Intanto anche il Fondo Monetario Internazionale ha bloccato un prestito di 1.9 miliardi di dollari alla Tunisia. Le conclusioni del Consiglio Affari Esteri UE riguardano proprio questo nodo: la sessione ha deciso di inviare due suoi membri al di là del Mediterraneo per convincere il governo di Saied a procedere su riforme strutturali e finalizzare l’accordo con l’FMI.

Il solito gioco da strozzini che il Nord globale porta avanti da decenni. Intanto, all’interno della gabbia europea, la retorica continua a essere quella umanitaria e della difesa della democrazia, per dare una legittimazione ideologica a politiche che sono in realtà fortemente reazionarie.

Ursula Von Der Leyen ha scritto una lettera ai 27 paesi membri, in vista del Consiglio Europeo del 23 e 24 marzo.
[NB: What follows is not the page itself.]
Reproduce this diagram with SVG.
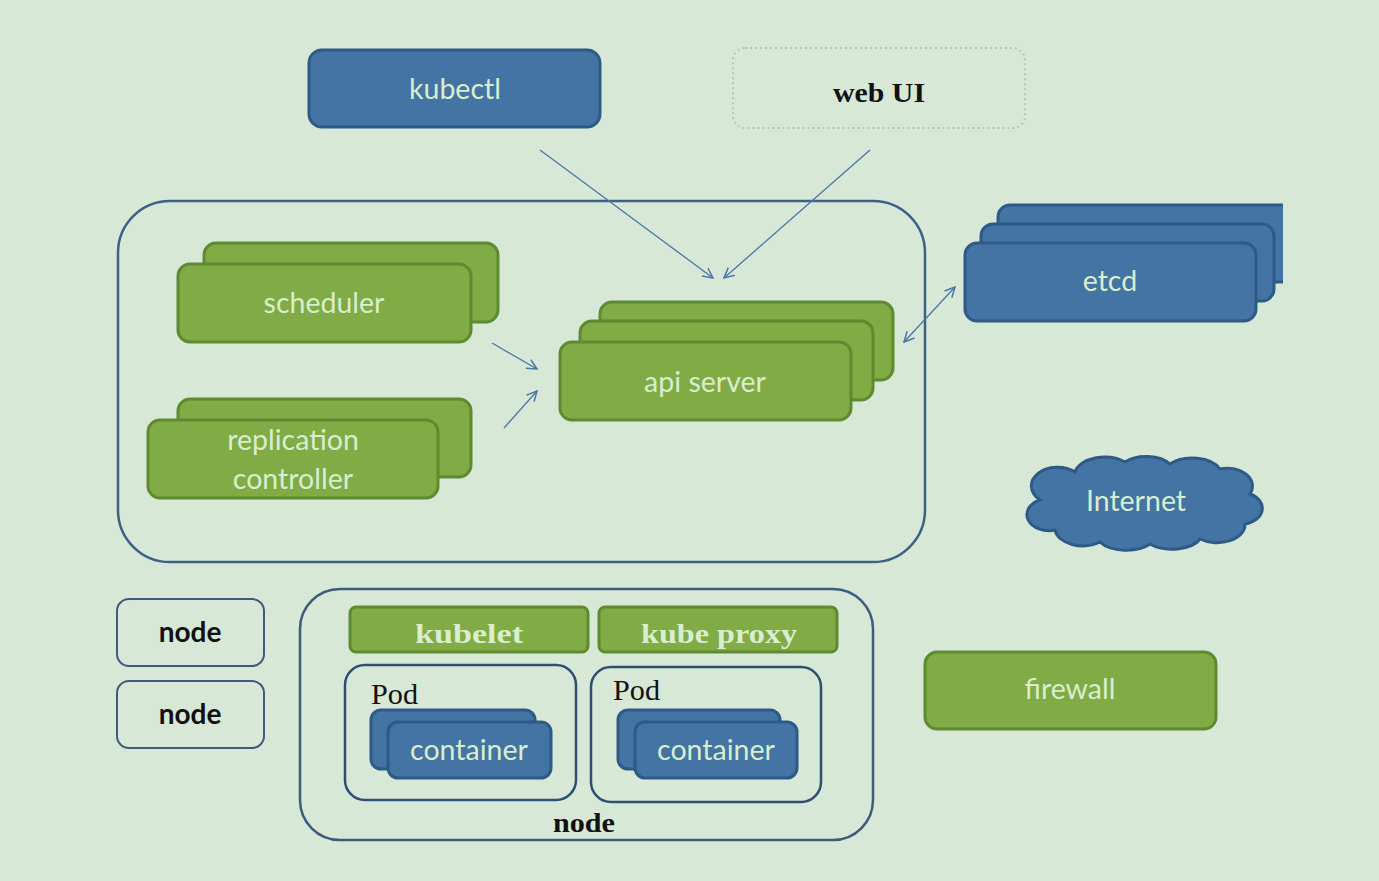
<svg xmlns="http://www.w3.org/2000/svg" width="1379" height="881" viewBox="0 0 1379 881">
<defs>
<style>
.g{fill:#80ab45;stroke:#5e8a31;stroke-width:3}
.b{fill:#4374a3;stroke:#2d5a86;stroke-width:3}
.frame{fill:none;stroke:#3d6089;stroke-width:2.5}
.lt{font-family:Lato,"Open Sans",sans-serif;font-size:28.5px;fill:#d9edcf;text-anchor:middle}
.sr{font-family:"Liberation Serif",serif;font-weight:bold;font-size:28px;text-anchor:middle}
.pod{font-family:"Liberation Serif",serif;font-size:30px;fill:#111;text-anchor:start}
.nd{font-family:Lato,"Open Sans",sans-serif;font-weight:bold;font-size:28px;fill:#111;text-anchor:middle}
.c{fill:none;stroke:#4a77a8;stroke-width:1.3}
</style>
<marker id="ah" viewBox="0 0 12 12" refX="11" refY="6" markerWidth="12" markerHeight="12" markerUnits="userSpaceOnUse" orient="auto-start-reverse">
<path d="M1,1 L11,6 L1,11" fill="none" stroke="#4a77a8" stroke-width="1.5"/>
</marker>
<clipPath id="clipR"><rect x="0" y="0" width="1283" height="881"/></clipPath>
</defs>
<rect width="1379" height="881" fill="#d8e8d6"/>

<g id="kubectl">
<rect x="309" y="50" width="291" height="77" rx="13" class="b"/>
<text x="455" y="99" class="lt">kubectl</text>
</g>
<g id="webui">
<rect x="733" y="48" width="292" height="80" rx="12" fill="none" stroke="#b9c4bb" stroke-width="2" stroke-dasharray="2 3"/>
<text x="879" y="102" class="sr" fill="#111" textLength="92" lengthAdjust="spacingAndGlyphs">web UI</text>
</g>

<g id="master">
<rect x="118" y="201" width="807" height="361" rx="52" class="frame"/>
</g>

<g id="scheduler">
<rect x="204" y="243" width="294" height="79" rx="12" class="g"/>
<rect x="178" y="264" width="293" height="78" rx="12" class="g"/>
<text x="324" y="313" class="lt">scheduler</text>
</g>

<g id="replication-controller">
<rect x="178" y="399" width="293" height="78" rx="12" class="g"/>
<rect x="148" y="420" width="290" height="78" rx="12" class="g"/>
<text x="293" y="450" class="lt">replication</text>
<text x="293" y="489" class="lt">controller</text>
</g>

<g id="api-server">
<rect x="600" y="302" width="293" height="78" rx="12" class="g"/>
<rect x="580" y="321" width="293" height="79" rx="12" class="g"/>
<rect x="560" y="342" width="291" height="78" rx="12" class="g"/>
<text x="705" y="392" class="lt">api server</text>
</g>

<g id="etcd">
<g clip-path="url(#clipR)">
<rect x="998" y="205" width="310" height="77" rx="12" class="b"/>
</g>
<rect x="981" y="224" width="293" height="77" rx="12" class="b"/>
<rect x="965" y="243" width="291" height="78" rx="12" class="b"/>
<text x="1110" y="291" class="lt">etcd</text>
</g>

<g id="internet">
<path d="M1040,500 a25,18 0 0,1 35,-28 a30,18 0 0,1 50,-10 a28,16 0 0,1 45,2 a30,18 0 0,1 50,5 a25,18 0 0,1 30,25 a22,16 0 0,1 -5,30 a28,18 0 0,1 -45,15 a30,16 0 0,1 -50,5 a30,16 0 0,1 -50,-2 a28,18 0 0,1 -45,-12 a22,16 0 0,1 -15,-30 z" class="b" stroke-width="2"/>
<text x="1136" y="511" class="lt">Internet</text>
</g>

<g id="firewall">
<rect x="925" y="652" width="291" height="77" rx="12" class="g"/>
<text x="1070" y="699" class="lt">firewall</text>
</g>

<g id="node1">
<rect x="117" y="599" width="147" height="67" rx="12" fill="none" stroke="#3d5c7d" stroke-width="2"/>
<text x="190" y="642" class="nd">node</text>
</g>
<g id="node2">
<rect x="117" y="681" width="147" height="67" rx="12" fill="none" stroke="#3d5c7d" stroke-width="2"/>
<text x="190" y="724" class="nd">node</text>
</g>

<g id="node-main">
<rect x="300" y="589" width="573" height="251" rx="40" fill="none" stroke="#3d5c7d" stroke-width="2.5"/>
<text x="584" y="832" class="sr" fill="#111" textLength="62" lengthAdjust="spacingAndGlyphs">node</text>
</g>

<g id="kubelet">
<rect x="350" y="607" width="238" height="45" rx="6" class="g"/>
<text x="469" y="643" class="sr" fill="#d9edcf" textLength="108" lengthAdjust="spacingAndGlyphs">kubelet</text>
</g>
<g id="kube-proxy">
<rect x="599" y="607" width="238" height="45" rx="6" class="g"/>
<text x="719" y="643" class="sr" fill="#d9edcf" textLength="156" lengthAdjust="spacingAndGlyphs">kube proxy</text>
</g>

<g id="pod1">
<rect x="345" y="665" width="231" height="135" rx="20" fill="none" stroke="#2f4f72" stroke-width="2.5"/>
<text x="371" y="704" class="pod" textLength="47" lengthAdjust="spacingAndGlyphs">Pod</text>
</g>
<g id="container1">
<rect x="371" y="710" width="164" height="59" rx="10" class="b"/>
<rect x="388" y="722" width="163" height="56" rx="10" class="b"/>
<text x="469" y="760" class="lt">container</text>
</g>

<g id="pod2">
<rect x="591" y="667" width="230" height="135" rx="20" fill="none" stroke="#2f4f72" stroke-width="2.5"/>
<text x="613" y="700" class="pod" textLength="47" lengthAdjust="spacingAndGlyphs">Pod</text>
</g>
<g id="container2">
<rect x="618" y="710" width="162" height="59" rx="10" class="b"/>
<rect x="635" y="722" width="162" height="56" rx="10" class="b"/>
<text x="716" y="760" class="lt">container</text>
</g>

<g id="connectors">
<line x1="540" y1="150" x2="713" y2="278" class="c" marker-end="url(#ah)"/>
<line x1="870" y1="150" x2="724" y2="278" class="c" marker-end="url(#ah)"/>
<line x1="492" y1="343" x2="537" y2="369" class="c" marker-end="url(#ah)"/>
<line x1="504" y1="428" x2="537" y2="391" class="c" marker-end="url(#ah)"/>
<line x1="955" y1="287" x2="904" y2="342" class="c" marker-start="url(#ah)" marker-end="url(#ah)"/>
</g>
</svg>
In essa si dà spazio alle priorità evidenziate dall’Italia in tema immigrazione, con la previsione di fondi per gestire la questione che dovrebbe andare oltre i 500 milioni già pattuiti.

Ovviamente la destra nostrana sta usando il testo della presidente della Commissione UE per propagandare il fatto di essersi fatta valere a livello continentale. La realtà è che gli indirizzi della Von Der Leyen seguono la politica da anni tenuta dall’Unione Europea, che prevede l’esternalizzazione dei suoi confini ad altri paesi alla sua periferia.

È tutto il quadro legale impostato negli ultimi dieci anni da Bruxelles sul nodo dell’immigrazione che va ribaltato. In Italia, questo significa costruire opposizione al governo Meloni anche su una legislazione che ha reso un crimine scappare da guerra e povertà, di cui sia centrodestra sia centrosinistra si sono resi responsabili.